Blog: “After I’ve trained or competed, I feel better within myself”
The English Federation of Disability Sport (EFDS) website features a blog post every Friday through the year. In 2017, we'll be sharing the experiences of disabled people, and those who support disabled people, on their journey to being more active. This week, Kiera Byland looks forward to the Special Olympics GB National Summer Games, which begin in Sheffield on Monday 7 August.
My name is Kiera, I’m 19 years old from Bolton. I have a learning disability, autism traits and dyspraxia. I train and compete in cycling and swimming, and also like to horse ride when I get the time.

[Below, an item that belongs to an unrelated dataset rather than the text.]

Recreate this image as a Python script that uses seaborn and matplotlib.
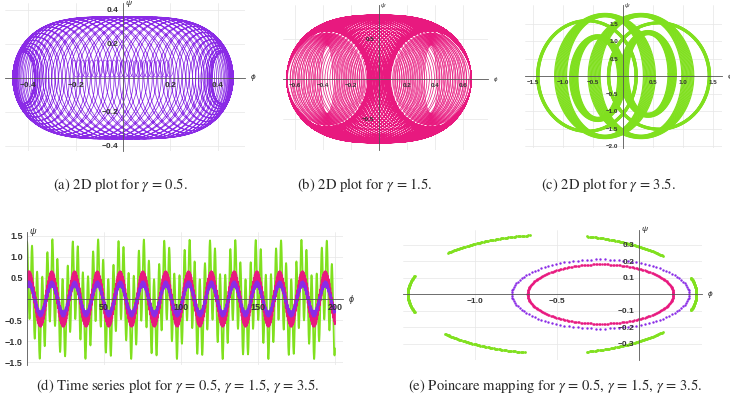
import numpy as np
import pandas as pd
import matplotlib
matplotlib.use("Agg")
import matplotlib.pyplot as plt
import seaborn as sns
from matplotlib.ticker import FixedLocator, MultipleLocator, FuncFormatter

PURPLE = "#8A2BE6"
PINK = "#E8197F"
GREEN = "#80E01E"

# (a), (b): loops whose centre swings between the two lobes
# shift, loop half-width / half-height (at lobe, in middle), loops per swing
a_shift, a_half_w, a_half_h, a_loops = 0.42, [0.045, 0.26], [0.15, 0.36], 84.5
a_power = [2, 4]
b_shift, b_half_w, b_half_h, b_loops = 0.37, [0.29, 0.66], [0.60, 0.80], 118.5
b_power = [1, 3]
# small loops along the phi axis in (a)
a_band_x = [-0.21, 0.20]
a_band_y = 0.055
a_band_half = [0.014, 0.05]
a_band_loops = 22
# nested rings inside each lobe of (b)
b_lobe_x = [-0.37, 0.37]
b_ring_w = [0.04, 0.27]
b_ring_h = [0.42, 0.58]
b_ring_turns = 18

# (c): bands of ellipses
c_cx = [-0.60, 0.60, -0.30, 0.30, -0.42, 0.42]
c_cy = [0.0, 0.0, 0.0, 0.0, -0.06, 0.06]
c_rx = [0.82, 0.84, 0.74, 0.78, 0.40, 0.40]
c_ry = [1.58, 1.52, 1.74, 1.74, 1.18, 1.18]
c_spread_x = [0.02, 0.02, 0.10, 0.10, 0.07, 0.07]
c_spread_y = [0.03, 0.03, 0.05, 0.05, 0.06, 0.06]

# (d): time series, gamma = 0.5, 1.5, 3.5
ts_gamma = ["0.5", "1.5", "3.5"]
ts_slow_amp = [0.36, 0.50, 0.48]
ts_fast_amp = [0.06, 0.16, 0.95]
ts_fast_period = [0.9, 0.55, 3.3]
ts_slow_period = 14.8
ts_first_peak = 1.3
ts_colors = [PURPLE, PINK, GREEN]
ts_widths = [1.6, 1.4, 1.3]

# (e): Poincare sections
pm_cx = [-0.235, -0.235, -0.53]
pm_rx = [0.54, 0.445, 0.88]
pm_ry = [0.21, 0.18, 0.36]
pm_count = [120, 300]
pm_green_arcs = [(-16, 16), (40, 76), (99, 136), (162, 198), (222, 259), (284, 320)]

sns.set_style("white")
plt.rcParams["font.family"] = ["Liberation Sans", "DejaVu Sans"]
plt.rcParams["mathtext.fontset"] = "stix"

W, H = 730, 408
fig = plt.figure(figsize=(W / 100, H / 100), dpi=100)


def box(l, t, r, b):
    return fig.add_axes([l / W, 1 - b / H, (r - l) / W, (b - t) / H])


def minus(v, pos):
    return ("%.1f" % v).replace("-", "\u2212")


def mathematica_axes(ax, xlim, ylim, xt, yt, fs, xminor=None, yminor=None, xfmt=minus):
    ax.set_xlim(*xlim)
    ax.set_ylim(*ylim)
    ax.patch.set_alpha(0)
    ax.set_axisbelow(False)
    for s in ("top", "right"):
        ax.spines[s].set_visible(False)
    for s in ("left", "bottom"):
        ax.spines[s].set_position(("data", 0))
        ax.spines[s].set_color("#555")
        ax.spines[s].set_linewidth(0.6)
        ax.spines[s].set_zorder(5)
    ax.xaxis.set_major_locator(FixedLocator(xt))
    ax.yaxis.set_major_locator(FixedLocator(yt))
    ax.xaxis.set_major_formatter(FuncFormatter(xfmt))
    ax.yaxis.set_major_formatter(FuncFormatter(minus))
    if xminor:
        ax.xaxis.set_minor_locator(MultipleLocator(xminor))
    if yminor:
        ax.yaxis.set_minor_locator(MultipleLocator(yminor))
    ax.tick_params(which="major", length=2.2, width=0.5, color="#555", labelsize=fs, pad=1)
    ax.tick_params(which="minor", length=1.2, width=0.4, color="#777")
    for lab in ax.get_xticklabels() + ax.get_yticklabels():
        lab.set_fontweight("bold")
        lab.set_color("#333")
    for v in xt:
        ax.axvline(v, color="#e6e6e6", lw=0.5, zorder=0)
    for v in yt:
        ax.axhline(v, color="#e6e6e6", lw=0.5, zorder=0)
    ax.set_xlabel("")
    ax.set_ylabel("")
    ax.annotate("\u03d5", xy=(xlim[1], 0), xytext=(4, 0), textcoords="offset points",
                ha="left", va="center", fontsize=fs, style="italic", annotation_clip=False)
    ax.annotate("\u03c8", xy=(0, ylim[1]), xytext=(1.5, 0), textcoords="offset points",
                ha="left", va="center", fontsize=fs, style="italic", annotation_clip=False)


def coil(shift, half_w, half_h, loops, power, per_loop=80):
    t = np.linspace(0, 2 * np.pi * loops, int(loops * per_loop))
    c = np.abs(np.cos(t / loops))
    rx = half_w[1] - (half_w[1] - half_w[0]) * c ** power[0]
    ry = half_h[1] - (half_h[1] - half_h[0]) * c ** power[1]
    return shift * np.cos(t / loops) + rx * np.cos(t), ry * np.sin(t)


def spiral(cx, rw, rh, turns, per_turn=90):
    t = np.linspace(0, 2 * np.pi * turns, turns * per_turn)
    s = t / t[-1]
    return cx + (rw[0] + (rw[1] - rw[0]) * s) * np.cos(t), (rh[0] + (rh[1] - rh[0]) * s) * np.sin(t)


# (a)
ax = box(5, 3, 245, 151)
xa, ya = coil(a_shift, a_half_w, a_half_h, a_loops, a_power)
sns.lineplot(x=xa, y=ya, sort=False, estimator=None, color=PURPLE, lw=0.55, ax=ax)
tb = np.linspace(0, 2 * np.pi * a_band_loops, a_band_loops * 40)
sweep = a_band_x[0] + (a_band_x[1] - a_band_x[0]) * tb / tb[-1]
sns.lineplot(x=sweep + a_band_half[0] * np.cos(tb), y=a_band_y + a_band_half[1] * np.sin(tb),
             sort=False, estimator=None, color=PURPLE, lw=0.45, ax=ax)
mathematica_axes(ax, (-0.498, 0.515), (-0.43, 0.44), [-0.4, -0.2, 0.2, 0.4], [-0.4, -0.2, 0.2, 0.4], 6,
                 xminor=0.05, yminor=0.05)

# (b)
ax = box(283, 5, 488, 150)
for cx in b_lobe_x:
    xs, ys = spiral(cx, b_ring_w, b_ring_h, b_ring_turns)
    sns.lineplot(x=xs, y=ys, sort=False, estimator=None, color=PINK, lw=0.5, ax=ax)
xb, yb = coil(b_shift, b_half_w, b_half_h, b_loops, b_power)
sns.lineplot(x=xb, y=yb, sort=False, estimator=None, color=PINK, lw=0.5, ax=ax)
mathematica_axes(ax, (-0.686, 0.779), (-0.8875, 0.925), [-0.6, -0.4, -0.2, 0.2, 0.4, 0.6], [-0.5, 0.5], 4.5,
                 xminor=0.05, yminor=0.1)

# (c)
ax = box(525, 5, 722, 148)
rows = []
theta = np.linspace(0, 2 * np.pi, 240)
for k in range(len(c_cx)):
    for j, s in enumerate(np.linspace(-1, 1, 16)):
        rows.append(pd.DataFrame({
            "x": c_cx[k] + (c_rx[k] + c_spread_x[k] * s) * np.cos(theta),
            "y": c_cy[k] + (c_ry[k] + c_spread_y[k] * s) * np.sin(theta),
            "loop": k * 100 + j}))
rings = pd.concat(rows, ignore_index=True)
sns.lineplot(data=rings, x="x", y="y", units="loop", estimator=None, sort=False, color=GREEN, lw=0.8, ax=ax)
mathematica_axes(ax, (-1.633, 1.65), (-2.057, 2.029), [-1.5, -1.0, -0.5, 0.5, 1.0, 1.5],
                 [-2.0, -1.5, -1.0, -0.5, 0.5, 1.0, 1.5], 4.5, xminor=0.1, yminor=0.1)

# (d)
ax = box(27, 232, 343, 365)
phi = np.linspace(0, 200, 8000)
for i in (2, 1, 0):
    psi = (ts_slow_amp[i] * np.cos(2 * np.pi * (phi - ts_first_peak) / ts_slow_period)
           + ts_fast_amp[i] * np.cos(2 * np.pi * phi / ts_fast_period[i]))
    sns.lineplot(x=phi, y=psi, sort=False, estimator=None, color=ts_colors[i], lw=ts_widths[i], ax=ax)
mathematica_axes(ax, (0, 205.2), (-1.571, 1.595), [50, 100, 150, 200], [-1.5, -1.0, -0.5, 0.5, 1.0, 1.5], 6.5,
                 xminor=10, yminor=0.1, xfmt=lambda v, p: "%d" % v)

# (e)
ax = box(403, 230, 702, 360)
arc = np.concatenate([np.linspace(a0, a1, 70) for a0, a1 in pm_green_arcs])
sns.scatterplot(x=pm_cx[2] + pm_rx[2] * np.cos(np.radians(arc)), y=pm_ry[2] * np.sin(np.radians(arc)),
                color=GREEN, s=4, linewidth=0, ax=ax)
for i, col in ((0, PURPLE), (1, PINK)):
    th = np.linspace(0, 2 * np.pi, pm_count[i], endpoint=False)
    sns.scatterplot(x=pm_cx[i] + pm_rx[i] * np.cos(th), y=pm_ry[i] * np.sin(th),
                    color=col, s=3, linewidth=0, ax=ax)
mathematica_axes(ax, (-1.439, 0.384), (-0.4, 0.388), [-1.0, -0.5], [-0.3, -0.2, -0.1, 0.1, 0.2, 0.3], 6,
                 xminor=0.1, yminor=0.02)

captions = [
    (120, 185, r"(a) 2D plot for $\gamma$ = 0.5."),
    (365, 185, r"(b) 2D plot for $\gamma$ = 1.5."),
    (608, 185, r"(c) 2D plot for $\gamma$ = 3.5."),
    (178, 386, r"(d) Time series plot for $\gamma$ = 0.5, $\gamma$ = 1.5, $\gamma$ = 3.5."),
    (555, 386, r"(e) Poincare mapping for $\gamma$ = 0.5, $\gamma$ = 1.5, $\gamma$ = 3.5."),
]
for x, y, txt in captions:
    fig.text(x / W, 1 - y / H, txt, ha="center", va="center", fontsize=10.5, family="STIXGeneral")

fig.savefig("out.png", dpi=100)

I learned to swim when I was five as we live near a river, but didn’t start competing until around 2013 as an S14 classification. I got into cycling when I was around 13 years old after watching my dad train at the HSBC UK National Cycling Centre in Manchester. I thought I could do that – no gears, and no brakes! I then learned about the Special Olympics in 2014 and that changed my chances to compete forever.
The things I enjoy the most about cycling and swimming are the friendships that the events bring, and the way they keep me physically fit and healthy. After I’ve trained or competed, I feel psychologically better within myself, as I have achieved something and done some exercise that day. Of course, winning is good for my confidence! It’s great to realise that I can do well in my sport through the Special Olympics.
I’m really looking forward to the Special Olympics National Summer Games – the competitions, meeting up with friends from previous games, and making new friends. I can’t wait to see the Athlete Village and be part of the exciting opening ceremony, as I am one of the athletes who have been chosen to host. This is a huge opportunity for me.
To prepare, I’ve been training five out of seven days a week. My coach gives me various sessions to do either on the rollers, turbo or road with my cycle buddy. I also do a 10-mile time trial every Thursday at the Salt Ayre track. Once a month, I train at the British Cycling HSBC UK Disability Hub, and also once a month I race against mainstream female cyclists at the Tameside Cycle Circuit.
I have set myself some goals for the Games. I want to be able to set a personal best in my 10k time trial and get under 16 minutes 10 seconds. I’d like to be able to medal but I’m likely to be divisioned against all males, so I will try my best.
The support of friends and family means I know someone cares about me and wants me to do my best. I wouldn’t be able to train or compete if it wasn’t for their help and support.
I would like to thank Breaking Barriers North West for all their support and the opportunities they’ve given me, Bolton University for their weekly one-to-one training and physio treatments, Precision Cycling for their regular bike fittings, OTE Sports nutrition for their discounts, Strider Bike UK, GreaterSport and not forgetting my family and all my friends.
If you’re thinking about taking up a sport or being more active, please just have a go. Even if you think you can’t, you won’t really know until you try. How can you know you don’t like something until you’ve tried it? So go on, have a go at any sport! That’s what I did with cycling and I turned out to be good at it. If you’re thinking of cycling, I recommend you start with a balance bike first and once you’ve got your balance, move onto a bike with pedals.
The Special Olympics GB Summer Games will take place at Bramall Lane Stadium, Sheffield from Monday 7 to Saturday 12 August. Entry is free for all sporting events. Tickets for the opening ceremony are available to buy online.